Since the start of the semester, the campus has been rife with protests by students and alumnae against the dissolution of the College of Human Ecology, and, more substantially, the university’s unprecedented structural reform plan for all of its colleges and departments. According to this “Final Reformation Plan for 2007,” announced September 13, the three majors which make up the College of Human Ecology will be moved to related colleges, doing away with the College of Human Ecology itself. Eventually, all of the university’s current colleges will be merged into three new, larger colleges, with changes to other majors as well. President Shin In-ryung states that this plan will increase Ewha’s competitive advantage, and the Office of University Planning & Coordination states that the restructuring will also strengthen the identities of divisions and majors which are currently in the “wrong” administrative place.
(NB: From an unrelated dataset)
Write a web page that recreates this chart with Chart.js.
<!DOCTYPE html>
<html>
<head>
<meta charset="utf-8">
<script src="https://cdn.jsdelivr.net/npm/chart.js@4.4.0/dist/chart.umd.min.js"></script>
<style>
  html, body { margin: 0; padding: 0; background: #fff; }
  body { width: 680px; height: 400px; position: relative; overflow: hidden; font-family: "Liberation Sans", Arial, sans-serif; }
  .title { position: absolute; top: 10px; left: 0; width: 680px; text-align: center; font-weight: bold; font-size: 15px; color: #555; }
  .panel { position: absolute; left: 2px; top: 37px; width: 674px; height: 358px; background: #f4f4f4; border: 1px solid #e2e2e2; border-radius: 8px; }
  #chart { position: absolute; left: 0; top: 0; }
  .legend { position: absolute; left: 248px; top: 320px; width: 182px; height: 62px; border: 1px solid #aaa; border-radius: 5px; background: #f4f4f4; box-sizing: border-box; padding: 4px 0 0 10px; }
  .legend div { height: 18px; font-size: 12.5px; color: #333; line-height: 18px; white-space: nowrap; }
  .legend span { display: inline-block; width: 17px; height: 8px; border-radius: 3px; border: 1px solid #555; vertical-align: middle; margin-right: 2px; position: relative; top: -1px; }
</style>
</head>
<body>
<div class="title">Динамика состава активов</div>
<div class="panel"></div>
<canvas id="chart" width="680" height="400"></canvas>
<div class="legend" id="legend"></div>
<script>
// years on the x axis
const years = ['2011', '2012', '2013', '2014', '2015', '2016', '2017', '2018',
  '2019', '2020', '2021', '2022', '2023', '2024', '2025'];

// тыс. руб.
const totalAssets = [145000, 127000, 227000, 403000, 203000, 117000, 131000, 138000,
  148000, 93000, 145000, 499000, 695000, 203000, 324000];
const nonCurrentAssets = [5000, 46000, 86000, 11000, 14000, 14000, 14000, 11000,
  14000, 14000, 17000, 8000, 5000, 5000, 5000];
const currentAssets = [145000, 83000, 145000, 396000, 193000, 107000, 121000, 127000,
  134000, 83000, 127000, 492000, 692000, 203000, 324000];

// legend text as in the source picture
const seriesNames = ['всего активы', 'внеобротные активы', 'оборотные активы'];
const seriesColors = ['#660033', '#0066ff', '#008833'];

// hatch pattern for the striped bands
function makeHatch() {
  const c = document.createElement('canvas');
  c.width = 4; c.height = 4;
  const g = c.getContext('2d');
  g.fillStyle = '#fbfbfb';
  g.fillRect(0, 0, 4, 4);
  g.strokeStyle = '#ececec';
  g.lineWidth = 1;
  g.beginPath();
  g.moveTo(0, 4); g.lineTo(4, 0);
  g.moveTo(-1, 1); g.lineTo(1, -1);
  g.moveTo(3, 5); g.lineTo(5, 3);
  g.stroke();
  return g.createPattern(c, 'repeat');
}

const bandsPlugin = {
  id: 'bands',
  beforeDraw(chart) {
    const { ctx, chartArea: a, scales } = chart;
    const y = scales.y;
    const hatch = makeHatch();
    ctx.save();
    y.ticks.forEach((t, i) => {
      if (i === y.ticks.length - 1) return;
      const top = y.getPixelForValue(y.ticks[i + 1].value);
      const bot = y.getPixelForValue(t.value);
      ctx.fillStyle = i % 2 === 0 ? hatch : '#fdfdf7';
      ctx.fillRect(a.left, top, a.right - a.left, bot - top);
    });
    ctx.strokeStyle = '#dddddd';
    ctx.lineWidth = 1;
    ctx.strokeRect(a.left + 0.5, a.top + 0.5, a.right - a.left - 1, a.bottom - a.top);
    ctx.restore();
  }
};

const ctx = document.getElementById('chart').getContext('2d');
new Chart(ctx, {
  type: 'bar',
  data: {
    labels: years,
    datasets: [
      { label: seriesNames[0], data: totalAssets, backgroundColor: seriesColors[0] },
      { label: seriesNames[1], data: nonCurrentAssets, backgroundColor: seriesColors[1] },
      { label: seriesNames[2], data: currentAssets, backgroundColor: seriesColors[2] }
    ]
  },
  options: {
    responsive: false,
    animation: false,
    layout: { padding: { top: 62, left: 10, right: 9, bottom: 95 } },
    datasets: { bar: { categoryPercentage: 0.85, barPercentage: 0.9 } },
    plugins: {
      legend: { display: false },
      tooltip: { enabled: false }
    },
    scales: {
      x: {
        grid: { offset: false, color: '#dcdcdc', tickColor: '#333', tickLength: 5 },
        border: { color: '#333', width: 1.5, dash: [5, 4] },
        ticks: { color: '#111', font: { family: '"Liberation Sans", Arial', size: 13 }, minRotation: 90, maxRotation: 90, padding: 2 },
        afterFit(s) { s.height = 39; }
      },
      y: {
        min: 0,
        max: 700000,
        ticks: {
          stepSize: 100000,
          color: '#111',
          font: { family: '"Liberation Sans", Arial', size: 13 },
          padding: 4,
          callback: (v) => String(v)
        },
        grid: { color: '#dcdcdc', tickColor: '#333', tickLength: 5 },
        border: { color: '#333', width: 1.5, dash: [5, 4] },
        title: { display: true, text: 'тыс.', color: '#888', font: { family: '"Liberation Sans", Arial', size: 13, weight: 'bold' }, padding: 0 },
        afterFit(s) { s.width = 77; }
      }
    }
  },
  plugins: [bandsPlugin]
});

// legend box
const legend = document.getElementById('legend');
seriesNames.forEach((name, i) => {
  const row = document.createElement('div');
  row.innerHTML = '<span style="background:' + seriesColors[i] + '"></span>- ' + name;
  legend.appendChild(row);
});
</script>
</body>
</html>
Additionally, the administration says the restructuring plan will satisfy Ministry of Education & Human Resources Development (MOE) policies announced in December 2004, which gave Ewha seven months to restructure its colleges and reduce its student body by 10 percent.

             The reason why this major move is under so much heat is because most of the parties whose interests are at stake — Ewha students, Ewha alumnae, and the Ewha professors who were not part of the planning process — were not consulted first. Now students and alumnae are accusing the school’s administration of “authoritarian” decision-making, and they may have a valid point. But the protests themselves have been too emotional and not as productive as they should be. They have mostly focused on the issue of unilateralism and demanded that students and alumnae be consulted in the planning process. But they haven’t addressed problems that this unilateral decision-making has caused itself; for example, the fact that there will be no provisions for Health Education majors to receive teaching qualifications once their major is moved out of the College of Education.
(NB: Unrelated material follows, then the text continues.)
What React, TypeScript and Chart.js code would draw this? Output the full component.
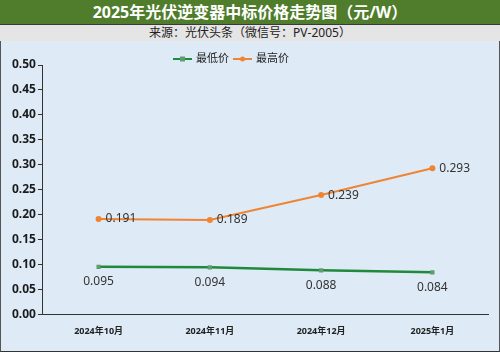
import React, { useEffect, useRef } from "react";
import { Chart, registerables } from "chart.js";

Chart.register(...registerables);

const categories = ["2024年10月", "2024年11月", "2024年12月", "2025年1月"];
const minPrice = [0.095, 0.094, 0.088, 0.084];
const maxPrice = [0.191, 0.189, 0.239, 0.293];
const seriesNames = ["最低价", "最高价"];
const yTicks = [0, 0.05, 0.1, 0.15, 0.2, 0.25, 0.3, 0.35, 0.4, 0.45, 0.5];

const GREEN = "#1f8a3b";
const GREEN_MARK = "#5f9c6e";
const ORANGE = "#ef8433";
const FONT = "'Noto Sans', 'Noto Sans CJK SC', sans-serif";

const labelsPlugin = {
  id: "valueLabels",
  afterDatasetsDraw(chart: any) {
    const ctx = chart.ctx;
    ctx.save();
    ctx.font = `12px ${FONT}`;
    ctx.fillStyle = "#333";
    chart.data.datasets.forEach((ds: any, i: number) => {
      const meta = chart.getDatasetMeta(i);
      meta.data.forEach((pt: any, j: number) => {
        const v = ds.data[j] as number;
        const txt = v.toFixed(3);
        if (i === 0) {
          ctx.textAlign = "center";
          ctx.textBaseline = "middle";
          ctx.fillText(txt, pt.x, pt.y + 15);
        } else {
          ctx.textAlign = "left";
          ctx.textBaseline = "middle";
          ctx.fillText(txt, pt.x + 7, pt.y);
        }
      });
    });
    ctx.restore();
  },
};

const legendPlugin = {
  id: "lineLegend",
  afterDraw(chart: any) {
    const ctx = chart.ctx;
    ctx.save();
    const y = 18;
    const items = [
      { name: seriesNames[0], color: GREEN, mark: GREEN_MARK, square: true, x: 172 },
      { name: seriesNames[1], color: ORANGE, mark: ORANGE, square: false, x: 232 },
    ];
    ctx.font = `11px ${FONT}`;
    ctx.textBaseline = "middle";
    ctx.textAlign = "left";
    items.forEach((it) => {
      ctx.strokeStyle = it.color;
      ctx.lineWidth = 2;
      ctx.beginPath();
      ctx.moveTo(it.x, y);
      ctx.lineTo(it.x + 19, y);
      ctx.stroke();
      ctx.fillStyle = it.mark;
      if (it.square) {
        ctx.fillRect(it.x + 7, y - 2.5, 5, 5);
      } else {
        ctx.beginPath();
        ctx.arc(it.x + 9.5, y, 2.5, 0, Math.PI * 2);
        ctx.fill();
      }
      ctx.fillStyle = "#222";
      ctx.fillText(it.name, it.x + 23, y);
    });
    ctx.restore();
  },
};

function ChartBox() {
  const ref = useRef<HTMLCanvasElement>(null);
  useEffect(() => {
    if (!ref.current) return;
    const chart = new Chart(ref.current, {
      type: "line",
      data: {
        labels: categories,
        datasets: [
          {
            label: seriesNames[0],
            data: minPrice,
            borderColor: GREEN,
            backgroundColor: GREEN_MARK,
            borderWidth: 2.5,
            pointStyle: "rect",
            pointRadius: 3,
            pointBorderWidth: 0,
            pointBackgroundColor: GREEN_MARK,
            tension: 0,
          },
          {
            label: seriesNames[1],
            data: maxPrice,
            borderColor: ORANGE,
            backgroundColor: ORANGE,
            borderWidth: 2,
            pointStyle: "circle",
            pointRadius: 3,
            pointBorderWidth: 0,
            pointBackgroundColor: ORANGE,
            tension: 0,
          },
        ],
      },
      options: {
        animation: false,
        responsive: false,
        maintainAspectRatio: false,
        layout: { padding: { top: 24, left: 9, right: 11, bottom: 10 } },
        plugins: {
          legend: { display: false },
          tooltip: { enabled: false },
          title: { display: false },
        },
        scales: {
          x: {
            offset: true,
            grid: { display: false },
            border: { display: true, color: "#333", width: 1 },
            ticks: {
              color: "#222",
              font: { family: FONT, size: 9, weight: "bold" },
              padding: 4,
              maxRotation: 0,
            },
          },
          y: {
            min: 0,
            max: 0.5,
            afterBuildTicks(axis: any) {
              axis.ticks = yTicks.map((v) => ({ value: v }));
            },
            grid: {
              display: true,
              drawOnChartArea: false,
              drawTicks: true,
              tickLength: 5,
              color: "#333",
            },
            border: { display: true, color: "#333", width: 1 },
            ticks: {
              color: "#1a1a1a",
              font: { family: FONT, size: 12, weight: "bold" },
              padding: 2,
              callback: (v: any) => Number(v).toFixed(2),
            },
          },
        },
      },
      plugins: [labelsPlugin, legendPlugin],
    });
    return () => chart.destroy();
  }, []);
  return <canvas ref={ref} width={498} height={310} style={{ display: "block" }} />;
}

export default function App() {
  useEffect(() => {
    document.body.style.margin = "0";
  }, []);
  return (
    <div style={{ width: 500, height: 352, position: "relative", overflow: "hidden", fontFamily: FONT }}>
      <div
        style={{
          height: 25,
          background: "#4f7d2b",
          color: "#fff",
          fontWeight: "bold",
          fontSize: 16,
          lineHeight: "25px",
          textAlign: "center",
          borderBottom: "1px solid #3a3a3a",
          boxSizing: "border-box",
        }}
      >
        2025年光伏逆变器中标价格走势图（元/W）
      </div>
      <div
        style={{
          height: 16,
          background: "#e5e5e5",
          color: "#222",
          fontSize: 12,
          lineHeight: "16px",
          textAlign: "center",
        }}
      >
        来源：光伏头条（微信号：PV-2005）
      </div>
      <div
        style={{
          height: 311,
          background: "#deeaf6",
          borderLeft: "1px solid #555",
          borderRight: "1px solid #555",
          borderBottom: "1px solid #333",
          boxSizing: "border-box",
        }}
      >
        <ChartBox />
      </div>
    </div>
  );
}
Let’s see where else things have gone wrong. First the alumnae are important because they have contributed to the school. But they can’t be expected to understand every detail of the current changes Ewha must face. So they should not feel to insulted when they are left out of some steps in planning. Also, part of their reason for protesting is that they are afraid of losing prestige and recognition when they no longer have juniors in the same major following in their footsteps. But they should not automatically be defensive of their own interests, but think first of the interests of Ewha as a whole.

But the school administration is also in the wrong. Not only did it fail to consult alumnae, it also failed to properly gather the opinion of professors and current students. The administration claims that its plan is not so new or radical, and that deliberations were started in the 1980s, but actually there were only ten planning meetings, total, from 1989 through 2004. The real planning has been done this year, and in too much of a hurry. There have been no posts on the Ewha website and no e-mails announcing the policy-making process that went on between December and September. Of course, this could have been because the school did not think there was any need to ask students or professors what they thought. But who are the people who teach and take classes which greatly influence their future lives? Who depends on the education they receive — and on what division of what college they receive it in — for four years of their young adulthood? It cannot be denied that it was highly irresponsible of the school to make a radical decision without even directly asking students, the “consumers” of education, what they think the identities of the new divisions should be and hence what colleges these divisions should be moved to.

             In conclusion, both the protesters and the school have shown poor judgment in handling the restructuring issue, but, if it’s not too late, they should get together and talk about this issue before students have to face the unfortunate consequences of their rash decisions.